А потом сидели на поваленной березе, с аппетитом уплетали нехитрую еду — картошку в мундире, сало, огурцы.
Было очень светло, солнечно. Фенологи называют июль «пиком света», а Захар Петрович считал, что июль еще и «пик ягод и цветов». Яркие голубые незабудки, золотые бубенцы купальниц, белые россыпи ромашек, розово-дымные заросли иван-чая.
«Неужели это прошло навсегда? — думал Измайлов, лежа на диване. Может, то время было также пиком нашего счастья? Что ждет меня впереди?»
Он так и не перебрался в постель, а, укрывшись пледом, забылся зыбким тревожным сном, где снова и снова являлись Галина, Володька, и все смешивалось — село Краснопрудное, Москва, Сыктывкар, Хановей и Зорянск.
Дубровск ему не снился.
Звонок в дверь показался Измайлову тоже сновидением. Он открыл глаза и в сером дождливом полумраке утренних сумерек не мог понять, что происходит.
Но звонок раздался снова. Робкий, короткий.
Захар Петрович вскочил с дивана. С замирающим сердцем прошел в коридор: неужели Галина?
На пороге стояла мать. С мокрым чемоданчиком в руках.
— Захар! — Она обхватила его шею сухонькими, но еще крепкими руками.

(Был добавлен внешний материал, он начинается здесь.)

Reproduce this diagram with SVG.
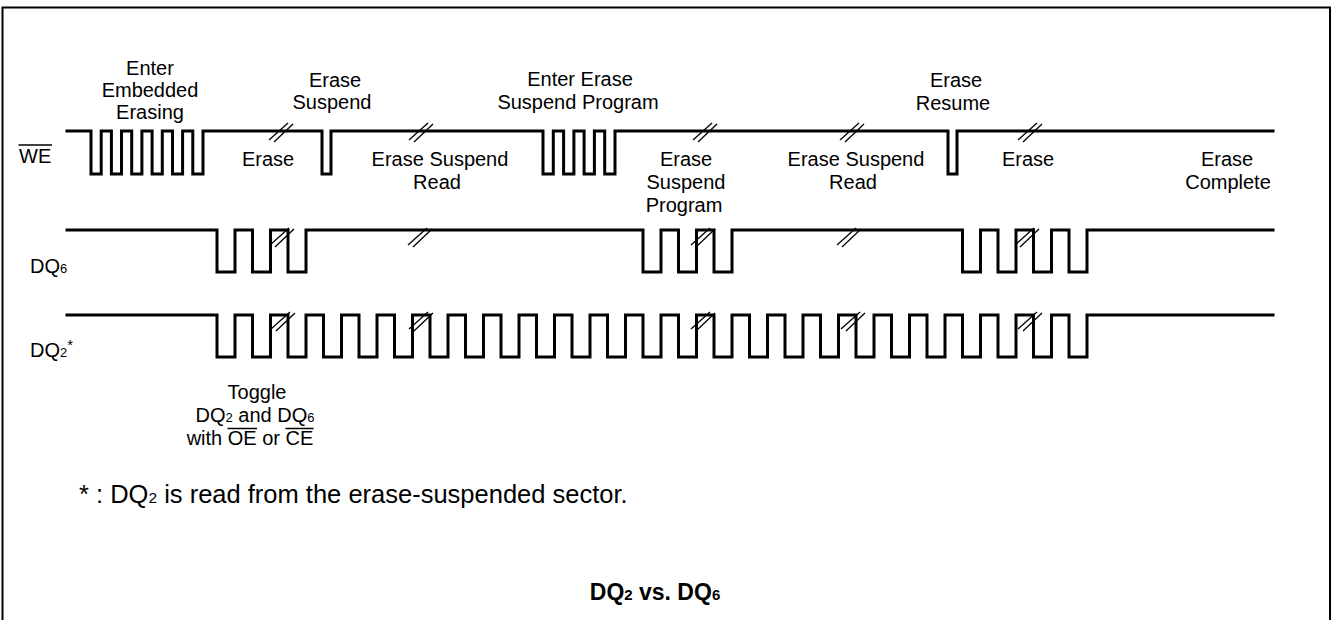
<svg xmlns="http://www.w3.org/2000/svg" width="1338" height="620" viewBox="0 0 1338 620">
<style>
.sig{fill:none;stroke:#000;stroke-width:3;stroke-linejoin:miter;stroke-linecap:square}
.brk line{stroke:#000;stroke-width:1.3}
.frame{fill:none;stroke:#000;stroke-width:2}
.ovl{stroke:#000;stroke-width:1.5}
text{font-family:"Liberation Sans",Arial,sans-serif;fill:#000}
.lbl{font-size:20px;text-anchor:middle}
.nm{font-size:20px}
.sub{font-size:13px}
</style>
<defs>
<g id="brk" class="brk"><line x1="-12" y1="8" x2="7" y2="-9"/><line x1="-7" y1="10" x2="12" y2="-8"/></g>
</defs>
<rect width="1338" height="620" fill="#fff"/>
<path class="frame" d="M2.5,620 V7.5 H1330 V620"/>
<g id="connectors">
<g id="WE-wave"><path class="sig" d="M67,131 H91 V174 H101.2 V131 H111.4 V174 H121.5 V131 H131.7 V174 H141.9 V131 H152.1 V174 H162.3 V131 H172.5 V174 H182.6 V131 H192.8 V174 H203 V131 H322 V174 H331 V131 H543 V174 H553.3 V131 H563.6 V174 H573.9 V131 H584.1 V174 H594.4 V131 H604.7 V174 H615 V131 H948 V174 H957 V131 H1273"/></g>
<g id="DQ6-wave"><path class="sig" d="M67,230 H217 V272 H235 V230 H252.5 V272 H270.5 V230 H288 V272 H306 V230 H643 V272 H661 V230 H678.5 V272 H696.5 V230 H714 V272 H732 V230 H962.5 V272 H980.5 V230 H998 V272 H1016 V230 H1033.5 V272 H1051.5 V230 H1069 V272 H1087 V230 H1273"/></g>
<g id="DQ2-wave"><path class="sig" d="M67,315 H217 V357 H235 V315 H252.5 V357 H270.5 V315 H288 V357 H306 V315 H323.5 V357 H341.5 V315 H359 V357 H377 V315 H394.5 V357 H412.5 V315 H430 V357 H448 V315 H465.5 V357 H483.5 V315 H501 V357 H519 V315 H536.5 V357 H554.5 V315 H572 V357 H590 V315 H607.5 V357 H625.5 V315 H643 V357 H661 V315 H678.5 V357 H696.5 V315 H714 V357 H732 V315 H749.5 V357 H767.5 V315 H785 V357 H803 V315 H820.5 V357 H838.5 V315 H856 V357 H874 V315 H891.5 V357 H909.5 V315 H927 V357 H945 V315 H962.5 V357 H980.5 V315 H998 V357 H1016 V315 H1033.5 V357 H1051.5 V315 H1069 V357 H1087 V315 H1273"/></g>
<g id="breaks">
<use href="#brk" x="281" y="132"/>
<use href="#brk" x="421" y="132"/>
<use href="#brk" x="705" y="132"/>
<use href="#brk" x="852" y="132"/>
<use href="#brk" x="1030" y="132"/>
<use href="#brk" x="282" y="237"/>
<use href="#brk" x="420" y="237"/>
<use href="#brk" x="703" y="237"/>
<use href="#brk" x="849" y="237"/>
<use href="#brk" x="1027" y="237"/>
<use href="#brk" x="283" y="321"/>
<use href="#brk" x="421" y="321"/>
<use href="#brk" x="703" y="321"/>
<use href="#brk" x="853" y="321"/>
<use href="#brk" x="1030" y="321"/>
</g>
</g>
<g id="signal-names">
<g id="WE"><text class="nm" x="19" y="163">WE</text><line class="ovl" x1="18.5" y1="145" x2="52" y2="145"/></g>
<text id="DQ6" class="nm" x="30" y="273">DQ<tspan class="sub">6</tspan></text>
<text id="DQ2" class="nm" x="30" y="357">DQ<tspan class="sub">2</tspan><tspan style="font-size:15px" dy="-7">*</tspan></text>
</g>
<g id="n-enter-erasing"><text class="lbl" x="150" y="75">Enter</text><text class="lbl" x="150" y="97">Embedded</text><text class="lbl" x="150" y="119">Erasing</text></g>
<g id="n-erase-suspend"><text class="lbl" x="335" y="87">Erase</text><text class="lbl" x="332" y="109">Suspend</text></g>
<g id="n-erase1"><text class="lbl" x="268" y="166">Erase</text></g>
<g id="n-esr1"><text class="lbl" x="440" y="166">Erase Suspend</text><text class="lbl" x="437" y="189">Read</text></g>
<g id="n-enter-esp"><text class="lbl" x="580" y="86">Enter Erase</text><text class="lbl" x="578" y="109">Suspend Program</text></g>
<g id="n-esp"><text class="lbl" x="686" y="166">Erase</text><text class="lbl" x="686" y="189">Suspend</text><text class="lbl" x="684" y="212">Program</text></g>
<g id="n-esr2"><text class="lbl" x="856" y="166">Erase Suspend</text><text class="lbl" x="853" y="189">Read</text></g>
<g id="n-resume"><text class="lbl" x="956" y="87">Erase</text><text class="lbl" x="953" y="110">Resume</text></g>
<g id="n-erase2"><text class="lbl" x="1028" y="166">Erase</text></g>
<g id="n-complete"><text class="lbl" x="1227" y="166">Erase</text><text class="lbl" x="1228" y="189">Complete</text></g>
<g id="n-toggle">
<text class="lbl" x="257" y="399">Toggle</text>
<text class="lbl" x="255" y="422">DQ<tspan class="sub">2</tspan> and DQ<tspan class="sub">6</tspan></text>
<text class="lbl" x="250" y="445">with OE or CE</text>
<line class="ovl" x1="227.5" y1="428.5" x2="257" y2="428.5"/>
<line class="ovl" x1="285.5" y1="428.5" x2="313.5" y2="428.5"/>
</g>
<g id="n-note"><text x="79" y="503" style="font-size:25.5px">* : DQ<tspan style="font-size:15.5px">2</tspan> is read from the erase-suspended sector.</text></g>
<g id="n-title"><text x="655" y="600" style="font-size:23px;font-weight:bold;text-anchor:middle">DQ<tspan style="font-size:15px">2</tspan> vs. DQ<tspan style="font-size:15px">6</tspan></text></g>
</svg>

Мокрая косынка щекотала его щеки. Он вдруг почувствовал облегчение рядом родной, близкий человек.
— Мама! Неужели ты? — Он расцеловал ее лицо, все в капельках дождя. Это точно был дождь — мать не любила плакать.
— Твоих не разбудим? — тихо спросила она, когда Захар Петрович, притворив входную дверь, стал помогать ей снимать плащ.
— Проходи, — не ответил он на вопрос. — Что же ты без телеграммы, без звонка?